Disturbed Presynaptic Ca2+ Signaling in Photoreceptors in the EAE Mouse Model of Multiple Sclerosis.

Multiple sclerosis (MS) is a demyelinating disease caused by an auto-reactive immune system. Recent studies also demonstrated synapse dysfunctions in MS patients and MS mouse models. We previously observed decreased synaptic vesicle exocytosis in photoreceptor synapses in the EAE mouse model of MS at an early, preclinical stage. In the present study, we analyzed whether synaptic defects are associated with altered presynaptic Ca2+ signaling. Using high-resolution immunolabeling, we found a reduced signal intensity of Cav-channels and RIM2 at active zones in early, preclinical EAE. In line with these morphological alterations, depolarization-evoked increases of presynaptic Ca2+ were significantly smaller. In contrast, basal presynaptic Ca2+ was elevated. We observed a decreased expression of Na+/K+-ATPase and plasma membrane Ca2+ ATPase 2 (PMCA2), but not PMCA1, in photoreceptor terminals of EAE mice that could contribute to elevated basal Ca2+. Thus, complex Ca2+ signaling alterations contribute to synaptic dysfunctions in photoreceptors in early EAE.

Early auto-immune targeting of photoreceptor ribbon synapses in mouse models of multiple sclerosis.

Optic neuritis is one of the first manifestations of multiple sclerosis. Its pathogenesis is incompletely understood, but considered to be initiated by an auto-immune response directed against myelin sheaths of the optic nerve. Here, we demonstrate in two frequently used and well-validated mouse models of optic neuritis that ribbon synapses in the myelin-free retina are targeted by an auto-reactive immune system even before alterations in the optic nerve have developed. The auto-immune response is directed against two adhesion proteins (CASPR1/CNTN1) that are present both in the paranodal region of myelinated nerves as well as at retinal ribbon synapses. This occurs in parallel with altered synaptic vesicle cycling in retinal ribbon synapses and altered visual behavior before the onset of optic nerve demyelination. These findings indicate that early synaptic dysfunctions in the retina contribute to the pathology of optic neuritis in multiple sclerosis.

The Calcineurin-Binding, Activity-Dependent Splice Variant Dynamin1xb Is Highly Enriched in Synapses in Various Regions of the Central Nervous System.

In the present study, we generated and characterized a splice site-specific monoclonal antibody that selectively detects the calcineurin-binding dynamin1 splice variant dynamin1xb.

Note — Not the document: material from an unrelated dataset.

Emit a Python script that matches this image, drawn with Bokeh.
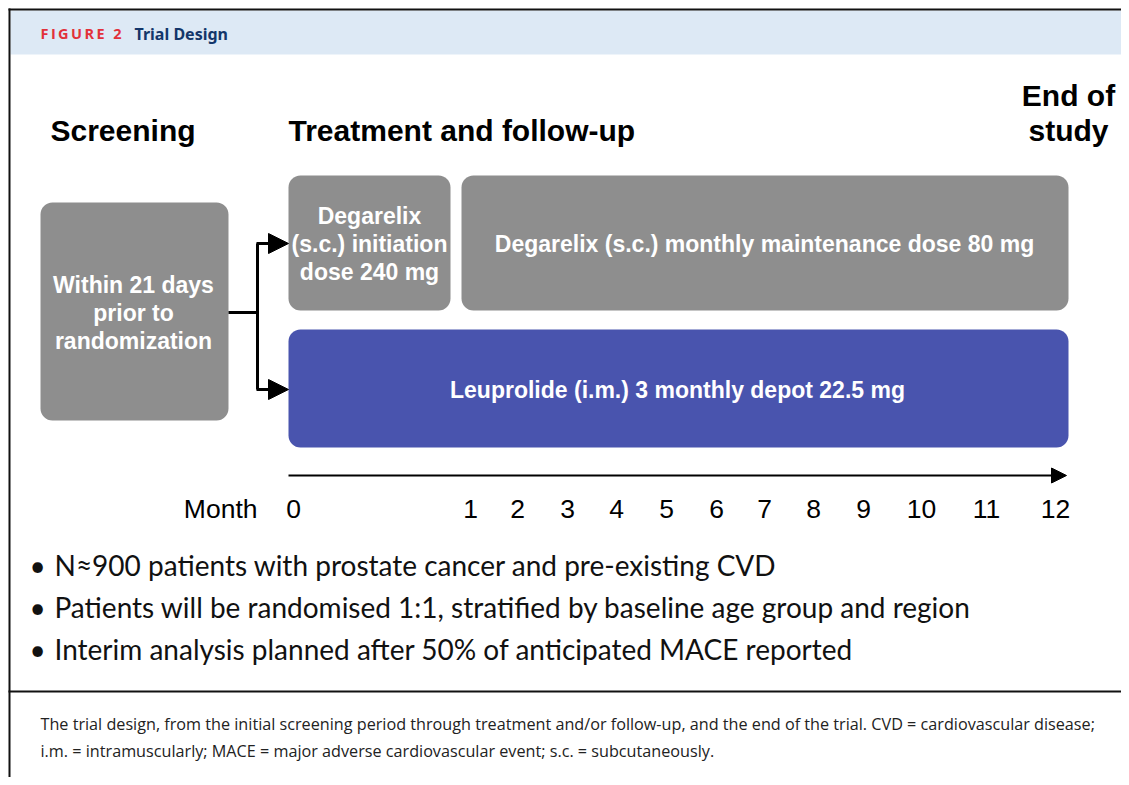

Calcineurin is a Ca2+-regulated phosphatase that enhances dynamin1 activity and is an important Ca2+-sensing mediator of homeostatic synaptic plasticity in neurons. Using this dynamin1xb-specific antibody, we found dynamin1xb highly enriched in synapses of all analyzed brain regions. In photoreceptor ribbon synapses, dynamin1xb was enriched in close vicinity to the synaptic ribbon in a manner indicative of a peri-active zone immunolabeling. Interestingly, in dark-adapted mice we observed an enhanced and selective enrichment of dynamin1xb in both synaptic layers of the retina in comparison to light-adapted mice. This could be due to an illumination-dependent recruitment of dynamin1xb to retinal synapses and/or due to a darkness-induced increase of dynamin1xb biosynthesis. These latter findings indicate that dynamin1xb is part of a versatile and highly adjustable, activity-regulated endocytic synaptic machinery.